The trust relationship between employers and employee’s lies at the heart of any employment relationship. In deciding whether a sanction of a dismissal is appropriate, the question of the existence of the trust relationship must be canvassed at arbitration. It is trite law that if an employer can prove that the trust relationship has been irreparably broken, a sanction of dismissal would be substantively fair.
The question is whether it’s sufficient that an inference can be drawn due to the nature of the misconduct or whether an employer must lead evidence of the breakdown of the trust relationship to prove that the dismissal was fair.
In Edcon v Pillemer N.O  1 BLLR 1 (SCA) the Labour Appeal Court held that evidence needs to be led by an employer to demonstrate the breakdown of the trust relationship by a witness that had dealings with the employee. The court found that “in the absence of evidence showing the damage Edcon asserts in its trust relationship with Reddy, the decision to dismiss her was correctly found to be unfair.” Therefore even though it was proved that the employee was found guilty of “failure to act honestly and with integrity” the dismissal was unfair because the employer failed to produce evidence of the damage they stated to be broken.
However, in Woolworths (Pty) Ltd v Mabija & Others (2016) 37 ILJ 1380 (LAC), the court followed a more lenient approach. The Labour Appeal Court found that in some cases the outstandingly bad conduct of the employee would warrant an inference that the trust relationship has been destroyed, and that it is not necessary for the employer to lead evidence to the breakdown of the trust relationship. However, the court stipulated that “it is always better if such evidence is led by people who are in a position to testify to such breakdown.”

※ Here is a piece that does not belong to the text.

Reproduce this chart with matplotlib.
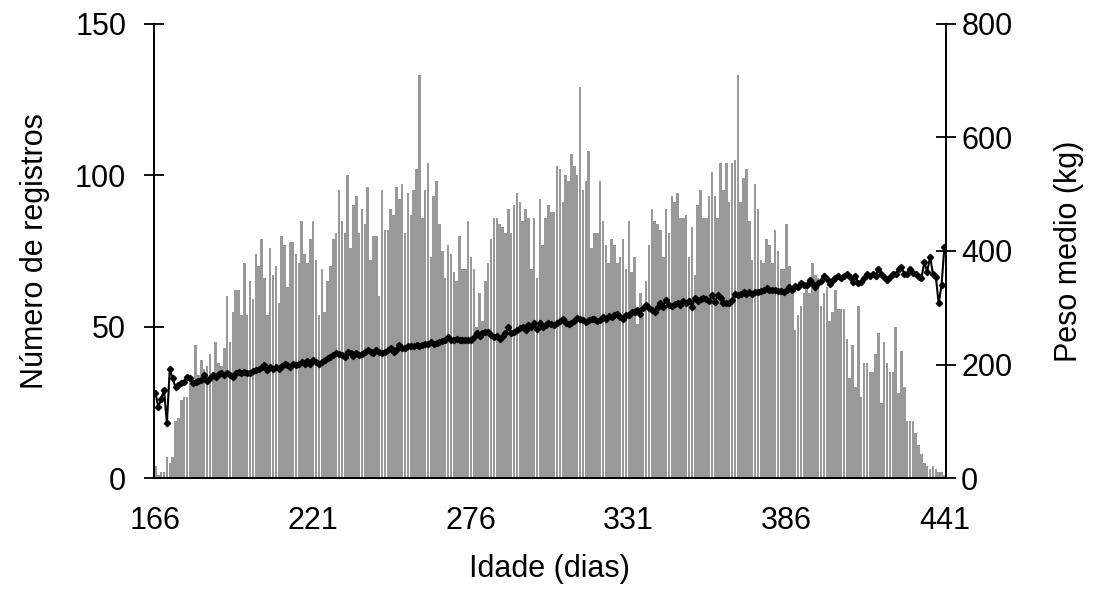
import numpy as np
import matplotlib
matplotlib.use("Agg")
import matplotlib.pyplot as plt

plt.rcParams['font.family'] = ['Liberation Sans', 'DejaVu Sans']

# Idade (dias) 166..441
idade = np.arange(166, 442)
xticks = [166, 221, 276, 331, 386, 441]

# Número de registros por idade
registros = [
    4, 1, 2, 2, 7, 5, 7, 19, 20, 26, 27, 27, 32, 32, 44,
    34, 39, 36, 37, 41, 35, 45, 38, 37, 43,
    60, 45, 55, 62, 62, 54, 71, 54, 65, 59, 74, 70, 79,
    66, 54, 76, 67, 70, 58, 80, 77, 63, 78, 78, 74, 71, 85, 74, 71, 79, 85, 72, 54, 69, 55,
    65, 70, 79, 81, 95, 85, 81, 100, 76, 90, 93, 81, 89, 84, 96, 72, 80,
    80, 60, 95, 82, 82, 89, 87, 96, 92, 97, 81, 94, 87, 95, 102, 133,
    86, 95, 104, 73, 93, 98, 84, 75, 66, 77, 74, 68, 65, 80, 69, 69, 85, 73, 69, 50,
    61, 52, 65, 71, 79,
    86, 86, 84, 83, 81, 89, 81, 90, 94, 91, 85, 89, 86, 69, 86, 66, 92, 77, 86, 90,
    88, 88, 103, 102, 91, 100, 98, 107, 103, 100,
    129, 95, 98, 108, 76, 81, 81, 98, 85, 77, 71, 79, 77, 71, 73, 79, 69, 85, 68, 73,
    51, 61, 54, 65, 77, 89, 85, 84, 82, 73, 89, 81, 93, 91, 94, 86, 86, 87, 73, 83,
    67, 90, 95, 86, 86,
    93, 101, 93, 86, 104, 95, 104, 91, 104, 105, 133, 91, 99, 102, 85, 72, 97, 89, 72, 71,
    79, 77, 71, 82, 75, 69, 69, 84, 70, 62, 49, 54, 57, 61, 64, 61, 71, 67, 66, 57,
    61, 63,
    52, 55, 62, 56, 56, 56, 46, 33, 44, 30, 57, 27, 38, 38, 35, 35, 41, 48, 25, 45,
    38, 35, 35, 50, 28, 42, 30, 19, 19, 19, 15, 11, 8, 5, 4, 3, 4, 3, 2, 2, 1,
]

# Peso medio (kg) por idade
peso = [
    151, 125, 140, 155, 97, 192, 176, 160, 165, 168,
    170, 179, 176, 168, 170, 172, 173, 182, 172, 176,
    182, 179, 183, 185, 182, 185, 182, 179, 186, 188,
    185, 188, 186, 185, 189, 191, 192, 196, 199, 190,
    196, 193, 196, 193, 197, 202, 199, 196, 202, 199,
    201, 205, 202, 207, 202, 208, 204, 202, 205, 209,
    211, 214, 217, 220, 218, 217, 214, 223, 220, 215,
    220, 217, 219, 222, 226, 223, 220, 226, 223, 220,
    223, 226, 229, 223, 226, 234, 230, 229, 232, 233,
    233, 234, 233, 234, 236, 237, 240, 237, 238, 240,
    241, 243, 248, 244, 243, 246, 244, 244, 243, 243,
    244, 249, 255, 250, 256, 258, 258, 252, 249, 250,
    246, 250, 255, 267, 255, 258, 261, 264, 267, 261,
    270, 267, 273, 262, 273, 267, 270, 273, 272, 270,
    273, 277, 280, 273, 271, 273, 276, 282, 280, 278,
    275, 278, 280, 280, 277, 278, 284, 281, 285, 283,
    287, 290, 284, 281, 287, 287, 293, 293, 296, 290,
    299, 305, 299, 296, 293, 302, 308, 302, 314, 305,
    303, 306, 308, 305, 312, 309, 312, 302, 317, 312,
    315, 318, 315, 312, 322, 311, 322, 317, 309, 309,
    308, 314, 325, 322, 325, 327, 325, 328, 325, 328,
    327, 329, 331, 334, 331, 331, 331, 330, 329, 327,
    332, 337, 331, 338, 337, 343, 341, 340, 349, 344,
    337, 344, 348, 356, 350, 342, 349, 352, 356, 352,
    356, 360, 355, 346, 356, 343, 346, 352, 360, 356,
    360, 356, 368, 360, 355, 349, 355, 360, 360, 368,
    372, 360, 360, 368, 362, 360, 355, 352, 381, 363,
    390, 360, 355, 308, 340, 407,
]

fig = plt.figure(figsize=(10.96, 5.89), dpi=100)
ax = fig.add_axes([0.1405, 0.1878, 0.7225, 0.7722])
ax2 = ax.twinx()

ax.bar(idade, registros, width=0.88, color='#999999', linewidth=0)
ax2.plot(idade, peso, color='black', linewidth=1.5, marker='D', markersize=3.2)

ax.set_xlim(165.5, 441.5)
ax.set_ylim(0, 150)
ax2.set_ylim(0, 800)
ax.set_xticks(xticks)
ax.set_yticks([0, 50, 100, 150])
ax2.set_yticks([0, 200, 400, 600, 800])

for a in (ax, ax2):
    a.spines['top'].set_visible(False)
    for s in ('left', 'right', 'bottom'):
        a.spines[s].set_linewidth(1.3)

fs = 22
ax.tick_params(axis='x', length=0, pad=20, labelsize=fs)
ax.tick_params(axis='y', direction='inout', length=14, width=1.3, pad=13, labelsize=fs)
ax2.tick_params(axis='y', direction='inout', length=14, width=1.3, pad=4, labelsize=fs)

ax.set_xlabel('Idade (dias)', fontsize=fs, labelpad=13)
ax.set_ylabel('Número de registros', fontsize=fs, labelpad=18)
ax2.set_ylabel('Peso medio (kg)', fontsize=fs, rotation=90, labelpad=30)

fig.savefig('out.png', dpi=100)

It seemed that the Woolworths case was the exception to the rule as the majority of caselaw suggests the employer will have to support the decision to dismiss by leading evidence.
However, in the most recent case of Autozone v DRC of Motor Industry and Others (2019) 40 ILJ 101 LAC) the Labour Appeal Court held that “where the offence in question reveals a stratagem of dishonesty or deceit, it can be accepted that the employer probably will lose trust in the employee, who by reason of the misconduct alone will have demonstrated a degree of untrustworthiness rendering him unreliable and the continuation of the relationship intolerable or unfeasible.”
The CCMA’s finding that the employee’s dismissal for dishonesty was substantively fair, was overturned by the Labour Court. The Labour Court relied on the authority of the Edcon case stating that “the test is whether the employment relationship has become intolerable, which is a question of fact to be established by appropriate evidence” The Labour Appeal Court set aside the order of the Labour Court and found that the employer could not reasonably be expected to retain the employee in its employ. It found that: “an employer relying on irreparable damage to the employment relationship to justify dismissal would be prudent to lead evidence in this regard, unless the conclusion that the relationship has broken down is apparent from the nature of the offence and or the circumstances of the dismissal.”
It, therefore, appears that the Labour Appeal Court’s ruling indicates that if it is apparent from the nature of the misconduct that the trust relationship has been irreparably broken down it is not necessary to lead evidence to prove the breakdown. We would, however, advise our members to tread on the side of caution and if possible, to have someone testify that is able to lead evidence on the breakdown of the trust relationship between the employee and his employer.